EXERCISE INSTRUCTIONS :: In the data below, locate the line containing "Output the Python" and the line containing "W, H = 1063, 460", then retype both and everything between them exactly. Pictures are not part of the copy.
___ INPUT MATERIAL
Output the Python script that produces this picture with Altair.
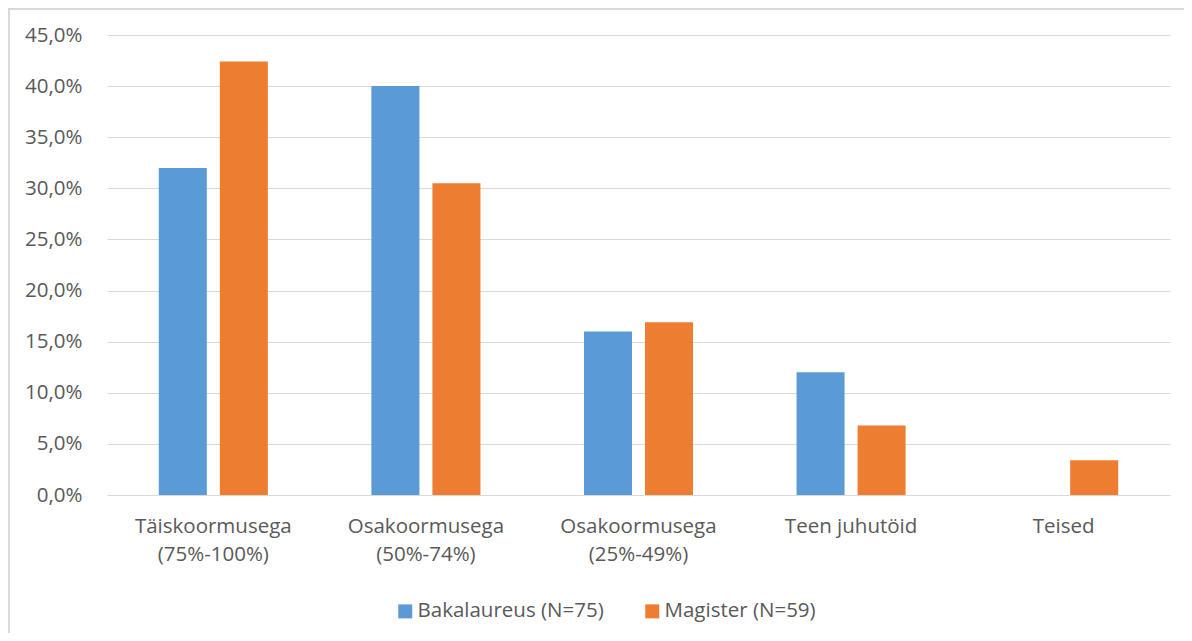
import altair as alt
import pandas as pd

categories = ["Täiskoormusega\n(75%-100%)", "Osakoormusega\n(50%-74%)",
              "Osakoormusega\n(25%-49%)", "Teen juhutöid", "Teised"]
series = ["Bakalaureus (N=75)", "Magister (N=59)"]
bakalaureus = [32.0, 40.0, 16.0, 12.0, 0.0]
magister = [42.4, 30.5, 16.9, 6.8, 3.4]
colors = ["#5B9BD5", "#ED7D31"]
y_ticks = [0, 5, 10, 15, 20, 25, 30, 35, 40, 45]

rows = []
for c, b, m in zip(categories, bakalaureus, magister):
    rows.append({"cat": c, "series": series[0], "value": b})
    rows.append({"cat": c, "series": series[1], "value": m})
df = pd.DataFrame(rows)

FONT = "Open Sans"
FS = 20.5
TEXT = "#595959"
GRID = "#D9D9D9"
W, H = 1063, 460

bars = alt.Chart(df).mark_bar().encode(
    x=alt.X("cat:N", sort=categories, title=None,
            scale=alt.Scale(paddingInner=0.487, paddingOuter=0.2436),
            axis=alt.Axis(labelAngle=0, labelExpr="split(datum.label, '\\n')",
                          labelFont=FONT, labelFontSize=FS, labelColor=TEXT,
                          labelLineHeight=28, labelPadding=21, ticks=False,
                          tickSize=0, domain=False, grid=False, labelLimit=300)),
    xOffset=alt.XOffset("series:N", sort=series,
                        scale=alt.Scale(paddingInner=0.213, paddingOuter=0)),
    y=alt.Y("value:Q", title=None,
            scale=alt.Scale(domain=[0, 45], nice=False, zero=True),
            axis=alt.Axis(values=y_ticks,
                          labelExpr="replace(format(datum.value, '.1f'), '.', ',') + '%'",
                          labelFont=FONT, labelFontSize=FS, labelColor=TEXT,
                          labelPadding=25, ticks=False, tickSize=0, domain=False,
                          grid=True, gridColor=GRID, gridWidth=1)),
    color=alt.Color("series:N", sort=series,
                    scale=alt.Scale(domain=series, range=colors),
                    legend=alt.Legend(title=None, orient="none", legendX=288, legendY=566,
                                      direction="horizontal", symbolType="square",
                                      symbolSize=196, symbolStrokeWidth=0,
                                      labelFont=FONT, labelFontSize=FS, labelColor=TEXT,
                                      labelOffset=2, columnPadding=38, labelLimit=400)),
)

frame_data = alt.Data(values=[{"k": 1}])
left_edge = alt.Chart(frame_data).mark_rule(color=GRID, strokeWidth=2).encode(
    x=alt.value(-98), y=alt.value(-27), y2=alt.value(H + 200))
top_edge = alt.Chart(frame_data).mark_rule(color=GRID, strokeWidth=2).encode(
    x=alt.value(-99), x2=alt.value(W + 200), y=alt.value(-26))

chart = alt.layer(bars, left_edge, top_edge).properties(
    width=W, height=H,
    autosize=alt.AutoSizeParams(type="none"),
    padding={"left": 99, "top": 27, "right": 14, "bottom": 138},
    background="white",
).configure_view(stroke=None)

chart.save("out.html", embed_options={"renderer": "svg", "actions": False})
______
___ INPUT MATERIAL
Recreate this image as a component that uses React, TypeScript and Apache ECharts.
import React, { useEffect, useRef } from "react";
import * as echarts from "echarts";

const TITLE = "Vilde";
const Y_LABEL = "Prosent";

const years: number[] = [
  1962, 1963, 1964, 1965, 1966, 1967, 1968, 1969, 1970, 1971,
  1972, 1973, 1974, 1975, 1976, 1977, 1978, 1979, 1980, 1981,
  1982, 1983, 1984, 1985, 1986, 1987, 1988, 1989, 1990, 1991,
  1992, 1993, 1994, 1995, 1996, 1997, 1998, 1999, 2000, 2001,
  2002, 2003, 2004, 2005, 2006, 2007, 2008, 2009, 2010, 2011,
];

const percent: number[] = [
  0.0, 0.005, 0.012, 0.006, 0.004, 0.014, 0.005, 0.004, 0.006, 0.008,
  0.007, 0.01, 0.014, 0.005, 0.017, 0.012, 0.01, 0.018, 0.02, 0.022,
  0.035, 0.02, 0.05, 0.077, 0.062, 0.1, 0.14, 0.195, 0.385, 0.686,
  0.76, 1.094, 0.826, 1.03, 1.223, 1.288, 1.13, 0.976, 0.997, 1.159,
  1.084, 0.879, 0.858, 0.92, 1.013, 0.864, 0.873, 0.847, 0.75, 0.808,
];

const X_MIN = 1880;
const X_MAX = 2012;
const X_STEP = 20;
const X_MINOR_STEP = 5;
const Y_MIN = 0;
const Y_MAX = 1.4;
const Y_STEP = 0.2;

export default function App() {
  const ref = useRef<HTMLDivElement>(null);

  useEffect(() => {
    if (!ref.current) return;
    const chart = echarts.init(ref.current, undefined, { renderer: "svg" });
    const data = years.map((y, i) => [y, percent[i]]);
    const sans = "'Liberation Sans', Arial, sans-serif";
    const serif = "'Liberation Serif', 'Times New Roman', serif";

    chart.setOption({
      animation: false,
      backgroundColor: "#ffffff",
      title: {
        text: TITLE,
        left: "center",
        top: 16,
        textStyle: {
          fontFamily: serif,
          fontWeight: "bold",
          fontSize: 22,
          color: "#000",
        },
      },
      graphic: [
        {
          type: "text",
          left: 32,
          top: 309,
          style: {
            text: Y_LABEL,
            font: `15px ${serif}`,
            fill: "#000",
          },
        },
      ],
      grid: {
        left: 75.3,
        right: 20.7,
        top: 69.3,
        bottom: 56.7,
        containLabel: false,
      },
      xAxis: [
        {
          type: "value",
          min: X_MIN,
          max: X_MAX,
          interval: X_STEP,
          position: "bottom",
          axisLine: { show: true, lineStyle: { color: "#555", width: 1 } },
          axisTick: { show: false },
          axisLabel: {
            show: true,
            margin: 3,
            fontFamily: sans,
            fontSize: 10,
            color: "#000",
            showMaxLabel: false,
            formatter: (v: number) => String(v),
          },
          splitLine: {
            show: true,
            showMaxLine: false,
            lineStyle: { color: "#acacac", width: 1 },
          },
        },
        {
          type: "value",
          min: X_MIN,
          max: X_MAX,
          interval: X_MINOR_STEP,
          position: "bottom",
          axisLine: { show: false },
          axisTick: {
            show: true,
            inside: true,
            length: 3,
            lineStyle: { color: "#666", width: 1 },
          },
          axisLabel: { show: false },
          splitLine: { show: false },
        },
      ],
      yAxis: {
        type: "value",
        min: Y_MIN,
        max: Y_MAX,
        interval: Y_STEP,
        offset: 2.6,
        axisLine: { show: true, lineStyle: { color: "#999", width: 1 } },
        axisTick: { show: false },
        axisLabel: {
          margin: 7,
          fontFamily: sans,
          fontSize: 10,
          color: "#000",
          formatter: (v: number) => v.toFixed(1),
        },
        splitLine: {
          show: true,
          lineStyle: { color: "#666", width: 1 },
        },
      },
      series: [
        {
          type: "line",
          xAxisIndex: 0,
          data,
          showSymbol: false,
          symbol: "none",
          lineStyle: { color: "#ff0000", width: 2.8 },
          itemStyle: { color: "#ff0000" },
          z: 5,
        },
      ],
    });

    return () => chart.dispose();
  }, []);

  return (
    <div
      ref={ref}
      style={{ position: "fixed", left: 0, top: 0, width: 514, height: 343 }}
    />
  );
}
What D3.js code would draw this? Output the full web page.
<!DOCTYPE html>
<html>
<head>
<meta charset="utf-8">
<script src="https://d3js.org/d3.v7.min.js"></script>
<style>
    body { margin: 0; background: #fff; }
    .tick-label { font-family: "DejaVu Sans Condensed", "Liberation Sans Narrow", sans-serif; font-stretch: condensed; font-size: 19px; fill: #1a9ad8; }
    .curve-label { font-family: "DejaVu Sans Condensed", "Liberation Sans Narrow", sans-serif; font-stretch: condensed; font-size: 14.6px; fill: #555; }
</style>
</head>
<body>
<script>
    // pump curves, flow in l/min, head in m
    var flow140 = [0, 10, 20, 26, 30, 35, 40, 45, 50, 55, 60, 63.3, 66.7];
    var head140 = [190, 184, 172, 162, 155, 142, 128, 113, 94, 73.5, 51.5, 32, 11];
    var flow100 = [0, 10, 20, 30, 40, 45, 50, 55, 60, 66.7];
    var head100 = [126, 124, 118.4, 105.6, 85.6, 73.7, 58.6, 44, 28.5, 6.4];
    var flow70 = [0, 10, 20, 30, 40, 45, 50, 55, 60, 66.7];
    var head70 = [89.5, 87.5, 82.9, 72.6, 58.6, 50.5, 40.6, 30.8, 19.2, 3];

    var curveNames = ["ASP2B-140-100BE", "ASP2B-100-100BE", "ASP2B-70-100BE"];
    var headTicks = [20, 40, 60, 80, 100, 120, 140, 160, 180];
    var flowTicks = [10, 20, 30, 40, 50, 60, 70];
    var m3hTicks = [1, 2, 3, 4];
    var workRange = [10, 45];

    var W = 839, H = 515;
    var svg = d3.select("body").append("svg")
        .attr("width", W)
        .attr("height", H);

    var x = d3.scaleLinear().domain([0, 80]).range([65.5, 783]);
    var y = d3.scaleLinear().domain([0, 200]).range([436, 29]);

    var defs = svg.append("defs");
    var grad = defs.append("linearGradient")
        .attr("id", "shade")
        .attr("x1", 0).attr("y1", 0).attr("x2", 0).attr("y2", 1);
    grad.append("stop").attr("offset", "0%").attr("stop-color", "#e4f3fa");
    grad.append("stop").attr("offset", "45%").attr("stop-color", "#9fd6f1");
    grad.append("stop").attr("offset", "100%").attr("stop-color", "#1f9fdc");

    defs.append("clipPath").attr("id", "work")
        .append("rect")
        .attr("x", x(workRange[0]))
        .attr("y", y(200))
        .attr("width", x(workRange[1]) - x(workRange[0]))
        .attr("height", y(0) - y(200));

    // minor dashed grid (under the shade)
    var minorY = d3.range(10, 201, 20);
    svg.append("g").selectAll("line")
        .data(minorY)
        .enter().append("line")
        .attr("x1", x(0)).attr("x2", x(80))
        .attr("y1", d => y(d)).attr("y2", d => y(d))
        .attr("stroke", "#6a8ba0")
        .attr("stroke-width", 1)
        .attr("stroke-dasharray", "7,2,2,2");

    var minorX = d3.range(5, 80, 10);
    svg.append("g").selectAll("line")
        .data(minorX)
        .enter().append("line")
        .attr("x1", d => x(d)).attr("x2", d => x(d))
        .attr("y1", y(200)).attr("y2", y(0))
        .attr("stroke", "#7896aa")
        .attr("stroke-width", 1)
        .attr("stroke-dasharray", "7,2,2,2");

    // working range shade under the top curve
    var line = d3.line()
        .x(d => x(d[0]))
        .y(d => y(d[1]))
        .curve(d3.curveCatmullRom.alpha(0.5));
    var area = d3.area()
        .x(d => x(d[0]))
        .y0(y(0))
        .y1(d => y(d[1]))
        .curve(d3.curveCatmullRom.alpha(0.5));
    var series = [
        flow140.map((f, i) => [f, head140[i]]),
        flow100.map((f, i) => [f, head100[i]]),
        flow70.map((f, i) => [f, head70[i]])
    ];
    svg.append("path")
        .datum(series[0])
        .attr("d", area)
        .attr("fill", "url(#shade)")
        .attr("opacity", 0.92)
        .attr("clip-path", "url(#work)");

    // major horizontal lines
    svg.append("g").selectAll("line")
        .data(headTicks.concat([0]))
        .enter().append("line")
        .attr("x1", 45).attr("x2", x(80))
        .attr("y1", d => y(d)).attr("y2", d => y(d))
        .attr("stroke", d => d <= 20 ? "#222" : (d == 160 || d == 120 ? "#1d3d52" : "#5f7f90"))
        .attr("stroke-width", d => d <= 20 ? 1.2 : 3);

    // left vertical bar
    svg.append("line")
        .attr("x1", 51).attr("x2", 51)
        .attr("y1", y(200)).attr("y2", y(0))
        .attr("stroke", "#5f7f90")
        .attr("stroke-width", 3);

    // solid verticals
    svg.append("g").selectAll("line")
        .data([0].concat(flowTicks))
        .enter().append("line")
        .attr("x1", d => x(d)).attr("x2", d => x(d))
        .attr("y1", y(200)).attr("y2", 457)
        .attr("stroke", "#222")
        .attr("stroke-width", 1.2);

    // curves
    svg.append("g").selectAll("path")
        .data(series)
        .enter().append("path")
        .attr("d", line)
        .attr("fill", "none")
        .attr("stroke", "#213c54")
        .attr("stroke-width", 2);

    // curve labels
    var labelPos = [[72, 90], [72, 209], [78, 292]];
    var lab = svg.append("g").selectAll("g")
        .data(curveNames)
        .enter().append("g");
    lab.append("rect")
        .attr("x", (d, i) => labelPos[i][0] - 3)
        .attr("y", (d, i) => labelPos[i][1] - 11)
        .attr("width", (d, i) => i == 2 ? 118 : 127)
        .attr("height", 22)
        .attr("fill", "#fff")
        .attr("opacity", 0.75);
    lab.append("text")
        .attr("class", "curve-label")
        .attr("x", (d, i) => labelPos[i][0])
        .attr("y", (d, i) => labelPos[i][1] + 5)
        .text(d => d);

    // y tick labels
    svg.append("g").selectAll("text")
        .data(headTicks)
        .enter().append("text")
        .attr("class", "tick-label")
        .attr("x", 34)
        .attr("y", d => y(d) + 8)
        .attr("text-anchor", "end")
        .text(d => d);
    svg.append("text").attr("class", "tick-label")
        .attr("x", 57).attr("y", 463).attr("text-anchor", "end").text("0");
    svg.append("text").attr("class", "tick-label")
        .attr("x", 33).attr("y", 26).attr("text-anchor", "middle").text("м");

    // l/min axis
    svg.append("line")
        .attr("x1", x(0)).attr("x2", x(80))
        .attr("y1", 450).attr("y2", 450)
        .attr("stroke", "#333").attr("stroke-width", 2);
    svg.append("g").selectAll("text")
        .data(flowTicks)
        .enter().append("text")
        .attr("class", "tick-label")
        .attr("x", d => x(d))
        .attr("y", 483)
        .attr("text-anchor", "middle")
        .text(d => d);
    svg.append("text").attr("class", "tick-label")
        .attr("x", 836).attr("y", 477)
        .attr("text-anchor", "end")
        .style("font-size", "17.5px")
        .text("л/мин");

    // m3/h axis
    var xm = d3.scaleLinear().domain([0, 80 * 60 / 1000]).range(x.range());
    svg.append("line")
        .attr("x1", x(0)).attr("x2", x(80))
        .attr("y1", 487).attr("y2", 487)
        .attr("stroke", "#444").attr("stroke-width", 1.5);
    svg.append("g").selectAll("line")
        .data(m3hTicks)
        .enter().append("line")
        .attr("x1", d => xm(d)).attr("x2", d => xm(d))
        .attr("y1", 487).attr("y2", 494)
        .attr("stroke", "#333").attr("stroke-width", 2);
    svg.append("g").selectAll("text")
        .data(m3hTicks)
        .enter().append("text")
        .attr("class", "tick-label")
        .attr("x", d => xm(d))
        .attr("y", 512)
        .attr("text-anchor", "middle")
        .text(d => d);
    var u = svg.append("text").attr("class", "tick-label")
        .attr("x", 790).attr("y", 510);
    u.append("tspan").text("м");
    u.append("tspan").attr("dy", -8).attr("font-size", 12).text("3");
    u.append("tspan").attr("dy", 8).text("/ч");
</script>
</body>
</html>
______
PROBLEM SOLUTION ::
Output the Python script that produces this picture with Altair.
import altair as alt
import pandas as pd

categories = ["Täiskoormusega\n(75%-100%)", "Osakoormusega\n(50%-74%)",
              "Osakoormusega\n(25%-49%)", "Teen juhutöid", "Teised"]
series = ["Bakalaureus (N=75)", "Magister (N=59)"]
bakalaureus = [32.0, 40.0, 16.0, 12.0, 0.0]
magister = [42.4, 30.5, 16.9, 6.8, 3.4]
colors = ["#5B9BD5", "#ED7D31"]
y_ticks = [0, 5, 10, 15, 20, 25, 30, 35, 40, 45]

rows = []
for c, b, m in zip(categories, bakalaureus, magister):
    rows.append({"cat": c, "series": series[0], "value": b})
    rows.append({"cat": c, "series": series[1], "value": m})
df = pd.DataFrame(rows)

FONT = "Open Sans"
FS = 20.5
TEXT = "#595959"
GRID = "#D9D9D9"
W, H = 1063, 460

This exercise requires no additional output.